## Task goal
Scan the data below and report how many lines include the word "matplotlib". Nothing else is wanted.
_ _ _ _ _ _ _
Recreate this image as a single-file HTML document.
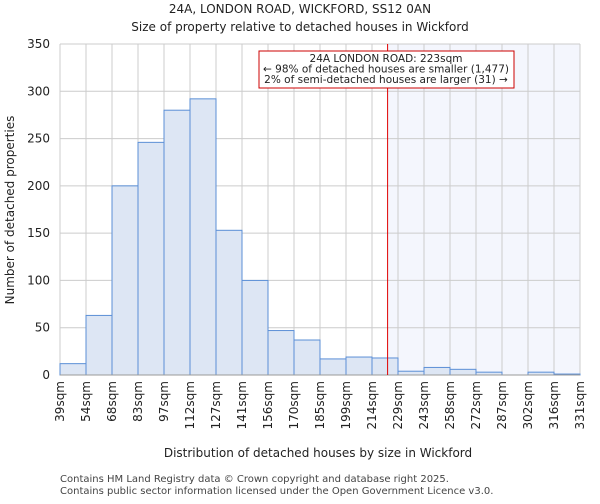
<!DOCTYPE html>
<html><head><meta charset="utf-8"><style>
body{margin:0;background:#fff;font-family:"DejaVu Sans","Liberation Sans",sans-serif;}
</style></head><body>
<svg width="600" height="500" xmlns="http://www.w3.org/2000/svg" font-family="DejaVu Sans, Liberation Sans, sans-serif">
<text x="300" y="13" text-anchor="middle" font-size="12" fill="#222">24A, LONDON ROAD, WICKFORD, SS12 0AN</text>
<text x="300" y="31" text-anchor="middle" font-size="12" fill="#222">Size of property relative to detached houses in Wickford</text>
<g id="plot"></g>
<text x="318" y="457" text-anchor="middle" font-size="12" fill="#222">Distribution of detached houses by size in Wickford</text>
<text transform="translate(14,210) rotate(-90)" text-anchor="middle" font-size="12" fill="#222">Number of detached properties</text>
<text x="60" y="482" font-size="10" fill="#444">Contains HM Land Registry data © Crown copyright and database right 2025.</text>
<text x="60" y="494" font-size="10" fill="#444">Contains public sector information licensed under the Open Government Licence v3.0.</text>
</svg>
<script>
const categories=["39sqm","54sqm","68sqm","83sqm","97sqm","112sqm","127sqm","141sqm","156sqm","170sqm","185sqm","199sqm","214sqm","229sqm","243sqm","258sqm","272sqm","287sqm","302sqm","316sqm","331sqm"];
const values=[12,63,200,246,280,292,153,100,47,37,17,19,18,4,8,6,3,0,3,1];
const yTicks=[0,50,100,150,200,250,300,350];
const markerBin=12.6;
const NS="http://www.w3.org/2000/svg";
const g=document.getElementById('plot');
const X0=60,X1=580,Y0=375,Y1=44,YMAX=350;
const bw=(X1-X0)/values.length;
const xs=i=>X0+i*bw;
const ys=v=>Y0-(v/YMAX)*(Y0-Y1);
function mk(t,a){const e=document.createElementNS(NS,t);for(const k in a)e.setAttribute(k,a[k]);g.appendChild(e);return e;}
const mx=xs(markerBin);
let sh=mk('rect',{x:mx,y:Y1,width:X1-mx,height:Y0-Y1,fill:'#f4f6fd'});


yTicks.forEach(t=>{
 let l=mk('line',{x1:X0,x2:X1,y1:ys(t),y2:ys(t),stroke:'#ccc','stroke-width':1});
 
 
 let tx=mk('text',{x:X0-10,y:ys(t)+4,'text-anchor':'end','font-size':12,fill:'#222'});
 tx.textContent=t;
 
 
});
categories.forEach((c,i)=>{
 let l=mk('line',{x1:xs(i),x2:xs(i),y1:Y1,y2:Y0,stroke:'#ccc','stroke-width':1});
 
 
 let tx=mk('text',{transform:`translate(${xs(i)+4},${Y0+6}) rotate(-90)`,'text-anchor':'end','font-size':12,fill:'#222'});
 tx.textContent=c;
 
 
});
values.forEach((v,i)=>{
 let r=mk('rect',{x:xs(i),y:ys(v),width:bw,height:Y0-ys(v),fill:'#dde6f4',stroke:'#5b8fd6','stroke-width':1});
 
 
});
let ax=mk('line',{x1:X0,x2:X1,y1:Y0,y2:Y0,stroke:'#999'});


let ml=mk('line',{x1:mx,x2:mx,y1:Y1,y2:Y0,stroke:'#e00000','stroke-width':1});


let box=mk('rect',{x:259,y:51,width:255,height:37,fill:'#fff',stroke:'#cc0000'});


["24A LONDON ROAD: 223sqm","← 98% of detached houses are smaller (1,477)","2% of semi-detached houses are larger (31) →"].forEach((s,i)=>{
 let t=mk('text',{x:386,y:62+i*10.5,'text-anchor':'middle','font-size':10.5,fill:'#222'});
 t.textContent=s;
 
 
});
</script>
</body></html>
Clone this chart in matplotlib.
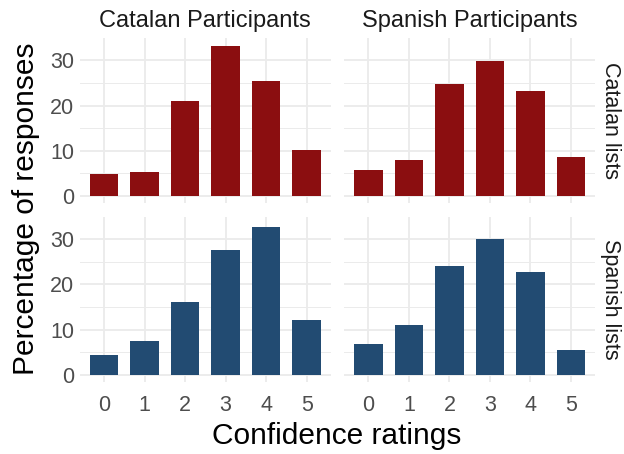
import matplotlib.pyplot as plt
import numpy as np

plt.rcParams['font.family'] = ['Liberation Sans', 'DejaVu Sans']

# confidence ratings 0..5, percentage of responses
ratings = [0, 1, 2, 3, 4, 5]
cat_part_cat_lists = [4.8, 5.2, 21.0, 33.3, 25.5, 10.2]
spa_part_cat_lists = [5.7, 8.0, 24.7, 29.8, 23.3, 8.6]
cat_part_spa_lists = [4.4, 7.4, 16.0, 27.5, 32.6, 12.0]
spa_part_spa_lists = [6.7, 11.0, 24.0, 30.0, 22.8, 5.4]

col_titles = ['Catalan Participants', 'Spanish Participants']
row_titles = ['Catalan lists', 'Spanish lists']
row_colors = ['#8B0E10', '#224B72']

data = [[cat_part_cat_lists, spa_part_cat_lists],
        [cat_part_spa_lists, spa_part_spa_lists]]

fig = plt.figure(figsize=(6.24, 4.54), dpi=100)

# panel positions in figure fraction
lefts = [0.1277, 0.5513]
width = 0.4027
bottoms = [0.5518, 0.1581]
height = 0.3645

ymax = max(max(max(v) for v in row) for row in data)
ylim = (-0.05 * ymax, ymax * 1.05)

for r in range(2):
    for c in range(2):
        ax = fig.add_axes([lefts[c], bottoms[r], width, height])
        ax.set_axisbelow(True)
        ax.bar(ratings, data[r][c], width=0.7, color=row_colors[r], zorder=3)
        ax.set_xlim(-0.6, 5.6)
        ax.set_ylim(*ylim)
        ax.set_yticks([0, 10, 20, 30])
        ax.set_yticks([5, 15, 25], minor=True)
        ax.set_xticks(ratings)
        ax.grid(which='major', color='#EBEBEB', linewidth=1.3)
        ax.grid(which='minor', axis='y', color='#EBEBEB', linewidth=0.7)
        for s in ax.spines.values():
            s.set_visible(False)
        ax.tick_params(which='both', length=0, labelsize=15.5, labelcolor='#4D4D4D')
        ax.tick_params(axis='x', pad=9)
        ax.tick_params(axis='y', pad=4)
        if c == 1:
            ax.set_yticklabels([])
        if r == 0:
            ax.set_xticklabels([])
            ax.set_title(col_titles[c], fontsize=17, color='#1A1A1A', pad=8)
        if c == 1:
            ax.text(1.02, 0.5, row_titles[r], transform=ax.transAxes, rotation=270,
                    va='center', ha='left', fontsize=15.5, color='#1A1A1A')

fig.text(0.54, 0.04, 'Confidence ratings', ha='center', va='center', fontsize=21.5)
fig.text(0.042, 0.54, 'Percentage of responses', ha='center', va='center',
         rotation=90, fontsize=21.5)

fig.savefig('out.png', dpi=100)
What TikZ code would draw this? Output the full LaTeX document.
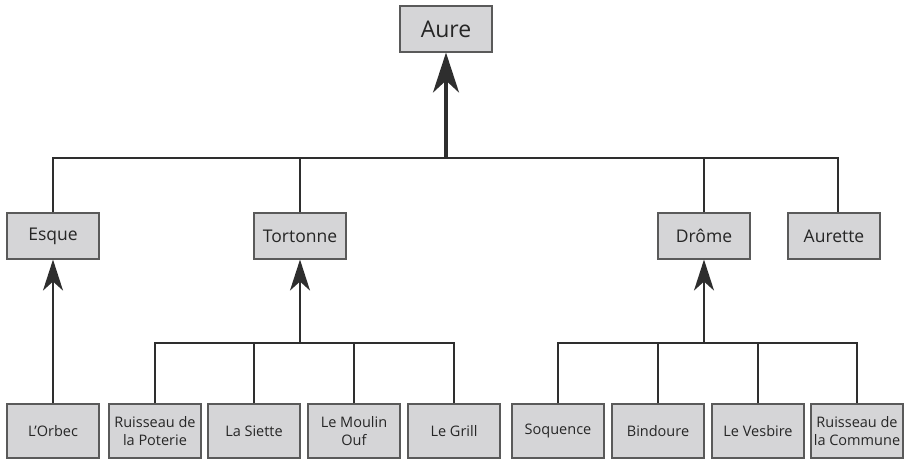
\documentclass[tikz,border=0pt]{standalone}
\usepackage{fontspec}
\setmainfont{Open Sans}
\usetikzlibrary{arrows.meta}
\definecolor{boxfill}{HTML}{D5D5D7}
\definecolor{boxline}{HTML}{5A5A5A}
\definecolor{conn}{HTML}{2E2E2E}
\tikzset{
  every picture/.style={x=1pt,y=-1pt},
  box/.style={draw=boxline, line width=1.1pt, fill=boxfill, minimum width=92pt, inner sep=1pt, align=center, text=black!85},
  topbox/.style={box, minimum height=46pt, font=\fontsize{23}{25}\selectfont},
  midbox/.style={box, minimum height=46pt, font=\fontsize{17.5}{20}\selectfont},
  lowbox/.style={box, minimum height=54pt, font=\fontsize{14.5}{18.5}\selectfont},
  conline/.style={draw=conn, line width=2pt},
  bigline/.style={draw=conn, line width=2.6pt},
  upar/.style={conline, -{Stealth[length=31pt,width=20pt,inset=9pt]}},
  bigar/.style={draw=conn, line width=3.2pt, -{Stealth[length=40pt,width=26pt,inset=12pt]}}
}
\begin{document}
\begin{tikzpicture}
\useasboundingbox (0,0) rectangle (907,460);
\node[topbox] (aure) at (446,29) {Aure};
\node[midbox] (esque) at (53,236) {Esque};
\node[midbox] (tort) at (300,236) {Tortonne};
\node[midbox] (drome) at (704,236) {Drôme};
\node[midbox] (aurette) at (834,236) {Aurette};
\node[lowbox] (orbec) at (53,431) {L’Orbec};
\node[lowbox] (poterie) at (155,431) {Ruisseau de\\la Poterie};
\node[lowbox] (siette) at (254,431) {La Siette};
\node[lowbox] (moulin) at (354,431) {Le Moulin\\Ouf};
\node[lowbox] (grill) at (454,431) {Le Grill};
\node[lowbox] (soq) at (558,431) {Soquence};
\node[lowbox] (bind) at (658,431) {Bindoure};
\node[lowbox] (vesb) at (758,431) {Le Vesbire};
\node[lowbox] (commune) at (857,431) {Ruisseau de\\la Commune};
% top bus
\coordinate (tb) at (446,158);
\draw[bigline] (esque.north) |- (tb) -| (aurette.north -| 838,0);
\draw[bigline] (tort.north) -- (tort.north |- tb);
\draw[bigline] (drome.north) -- (drome.north |- tb);
\draw[bigar] (tb) -- (aure.south);
% Esque
\draw[upar] (orbec.north) -- (esque.south);
% Tortonne bus
\coordinate (tbus) at (300,343);
\draw[conline] (poterie.north) |- (tbus) -| (grill.north);
\draw[conline] (siette.north) -- (siette.north |- tbus);
\draw[conline] (moulin.north) -- (moulin.north |- tbus);
\draw[upar] (tbus) -- (tort.south);
% Drome bus
\coordinate (dbus) at (704,343);
\draw[conline] (soq.north) |- (dbus) -| (commune.north);
\draw[conline] (bind.north) -- (bind.north |- dbus);
\draw[conline] (vesb.north) -- (vesb.north |- dbus);
\draw[upar] (dbus) -- (drome.south);
\end{tikzpicture}
\end{document}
_ _ _ _ _ _ _
## Written answer
2